Solid Energy had not finalised any sale contracts for briquettes, but some existing commercial customers - not including Fonterra - had already successfully tested them, Solid Energy spokeswoman Sarona Iosefa told NZPA.
The former Mataura mine site was chosen because it is close to a reliable power supply, has a range of transport options nearby and is already zoned industrial with some existing consents for a coal operation.
Lobby group Coal Action Network also criticised Solid Energy's plans.
"These 'Think Big' style lignite projects are for the benefit of a number of huge local and foreign companies, not for the rest of us," said spokeswoman Frances Mountier.
"At a time when we should be doing everything we can to reduce carbon emissions, this state-owned enterprise is rushing headlong into massive coal extraction."
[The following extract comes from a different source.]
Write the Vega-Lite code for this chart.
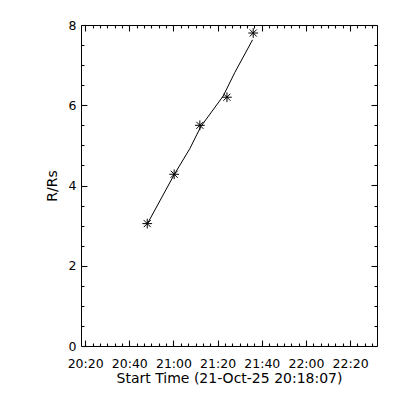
{
  "$schema": "https://vega.github.io/schema/vega-lite/v6.json",
  "width": 296,
  "height": 321,
  "autosize": {"type": "none"},
  "padding": {"left": 81, "top": 25, "right": 23, "bottom": 54},
  "background": "white",
  "config": {
    "view": {"stroke": "black", "strokeWidth": 1},
    "axis": {
      "grid": false,
      "domain": false,
      "ticks": true,
      "labelFont": "DejaVu Sans",
      "labelFontSize": 12.5,
      "labelColor": "black",
      "titleFont": "DejaVu Sans",
      "titleFontSize": 14,
      "titleFontWeight": "normal",
      "titleColor": "black",
      "labelFlush": false,
      "labelOverlap": false
    }
  },
  "datasets": {
    "fit": [
      {"time": "2025-10-21T20:48:07Z", "r": 3.04},
      {"time": "2025-10-21T21:00:19Z", "r": 4.27},
      {"time": "2025-10-21T21:07:25Z", "r": 4.92},
      {"time": "2025-10-21T21:12:25Z", "r": 5.47},
      {"time": "2025-10-21T21:22:31Z", "r": 6.23},
      {"time": "2025-10-21T21:27:49Z", "r": 6.82},
      {"time": "2025-10-21T21:35:49Z", "r": 7.63}
    ],
    "obs": [
      {"time": "2025-10-21T20:48:07Z", "r": 3.05},
      {"time": "2025-10-21T21:00:19Z", "r": 4.28},
      {"time": "2025-10-21T21:11:57Z", "r": 5.5},
      {"time": "2025-10-21T21:24:13Z", "r": 6.2},
      {"time": "2025-10-21T21:36:07Z", "r": 7.8}
    ]
  },
  "layer": [
    {
      "data": {"name": "obs"},
      "mark": {"type": "point", "opacity": 0},
      "encoding": {
        "x": {
          "field": "time", "type": "temporal",
          "scale": {"type": "utc", "domain": [1761077887000, 1761085931000]},
          "axis": {
            "orient": "bottom", "labels": false, "title": null, "tickSize": -3, "tickColor": "#010101", "tickWidth": 1.1,
            "values": [1761078200000,1761078400000,1761078600000,1761078800000,1761079000000,1761079400000,1761079600000,1761079800000,1761080000000,1761080200000,1761080600000,1761080800000,1761081000000,1761081200000,1761081400000,1761081800000,1761082000000,1761082200000,1761082400000,1761082600000,1761083000000,1761083200000,1761083400000,1761083600000,1761083800000,1761084200000,1761084400000,1761084600000,1761084800000,1761085000000,1761085400000,1761085600000,1761085800000]
          }
        },
        "y": {
          "field": "r", "type": "quantitative",
          "scale": {"domain": [0, 8], "nice": false, "zero": false},
          "axis": {
            "orient": "left", "labels": false, "title": null, "tickSize": -3, "tickColor": "#020202", "tickWidth": 1.1,
            "values": [0.5,1,1.5,2.5,3,3.5,4.5,5,5.5,6.5,7,7.5]
          }
        }
      }
    },
    {
      "data": {"name": "obs"},
      "mark": {"type": "point", "opacity": 0},
      "encoding": {
        "x": {
          "field": "time", "type": "temporal",
          "scale": {"type": "utc", "domain": [1761077887000, 1761085931000]},
          "axis": {
            "orient": "top", "labels": false, "title": null, "tickSize": -3, "tickColor": "#030303", "tickWidth": 1.1,
            "values": [1761078200001,1761078400001,1761078600001,1761078800001,1761079000001,1761079400001,1761079600001,1761079800001,1761080000001,1761080200001,1761080600001,1761080800001,1761081000001,1761081200001,1761081400001,1761081800001,1761082000001,1761082200001,1761082400001,1761082600001,1761083000001,1761083200001,1761083400001,1761083600001,1761083800001,1761084200001,1761084400001,1761084600001,1761084800001,1761085000001,1761085400001,1761085600001,1761085800001]
          }
        },
        "y": {
          "field": "r", "type": "quantitative",
          "scale": {"domain": [0, 8], "nice": false, "zero": false},
          "axis": {
            "orient": "right", "labels": false, "title": null, "tickSize": -3, "tickColor": "#040404", "tickWidth": 1.1,
            "values": [0.5001,1.0001,1.5001,2.5001,3.0001,3.5001,4.5001,5.0001,5.5001,6.5001,7.0001,7.5001]
          }
        }
      }
    },
    {
      "data": {"name": "fit"},
      "mark": {"type": "line", "color": "black", "strokeWidth": 1},
      "encoding": {
        "x": {
          "field": "time", "type": "temporal",
          "scale": {"type": "utc", "domain": [1761077887000, 1761085931000]},
          "axis": {
            "orient": "top", "labels": false, "title": null, "tickSize": -6, "tickColor": "#050505", "tickWidth": 1.1,
            "values": [1761078000001,1761079200001,1761080400001,1761081600001,1761082800001,1761084000001,1761085200001]
          }
        },
        "y": {
          "field": "r", "type": "quantitative",
          "scale": {"domain": [0, 8], "nice": false, "zero": false},
          "axis": {
            "orient": "right", "labels": false, "title": null, "tickSize": -6, "tickColor": "#060606", "tickWidth": 1.1,
            "values": [0.0001,2.0001,4.0001,6.0001,7.9999]
          }
        }
      }
    },
    {
      "data": {"name": "obs"},
      "mark": {
        "type": "point",
        "shape": "M-1,0L1,0M0,-1L0,1M-0.72,-0.72L0.72,0.72M-0.72,0.72L0.72,-0.72",
        "size": 95,
        "filled": false,
        "stroke": "black",
        "strokeWidth": 1,
        "opacity": 1
      },
      "encoding": {
        "x": {
          "field": "time", "type": "temporal",
          "scale": {"type": "utc", "domain": [1761077887000, 1761085931000]},
          "axis": {
            "orient": "bottom",
            "title": "Start Time (21-Oct-25 20:18:07)",
            "titlePadding": 2,
            "format": "%H:%M",
            "ticks": true,
            "tickSize": -6,
            "tickColor": "#070707",
            "tickWidth": 1.1,
            "labelPadding": 17,
            "values": [1761078000000,1761079200000,1761080400000,1761081600000,1761082800000,1761084000000,1761085200000]
          }
        },
        "y": {
          "field": "r", "type": "quantitative",
          "scale": {"domain": [0, 8], "nice": false, "zero": false},
          "axis": {
            "orient": "left",
            "title": "R/Rs",
            "titlePadding": 9,
            "format": "d",
            "ticks": true,
            "tickSize": -6,
            "tickColor": "#080808",
            "tickWidth": 1.1,
            "labelPadding": 11,
            "values": [0,2,4,6,8]
          }
        }
      }
    }
  ],
  "resolve": {"axis": {"x": "independent", "y": "independent"}}
}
In order to receive resource consents for the project, Solid Energy had to prove it would comply with conditions covering air emissions, noise and water discharge, Iosefa said.
Any decision about its commercial viability would be made once the demonstration plant successfully produced low-moisture, higher-energy briquettes.
The proposed plant - capable of producing about 90,000 tonnes of briquettes a year from 150,000 tonnes of Southland lignite - would supply the New Zealand industrial market with briquettes, and trial their value for export.
It is a joint venture with American-based GTL Energy, and one of three lignite conversion projects proposed by Solid Energy in Southland.
In November, Parliamentary Commissioner for the Environment Jan Wright raised concerns about the increase in greenhouse gas emissions if lignite resources were exploited, saying it would be better for the environment if it remained in the ground.
Other uses for lignite include conversion into diesel or being made into the fertiliser urea.
New Zealand has 10 to 15 billion tonnes of lignite resources, mostly in Southland.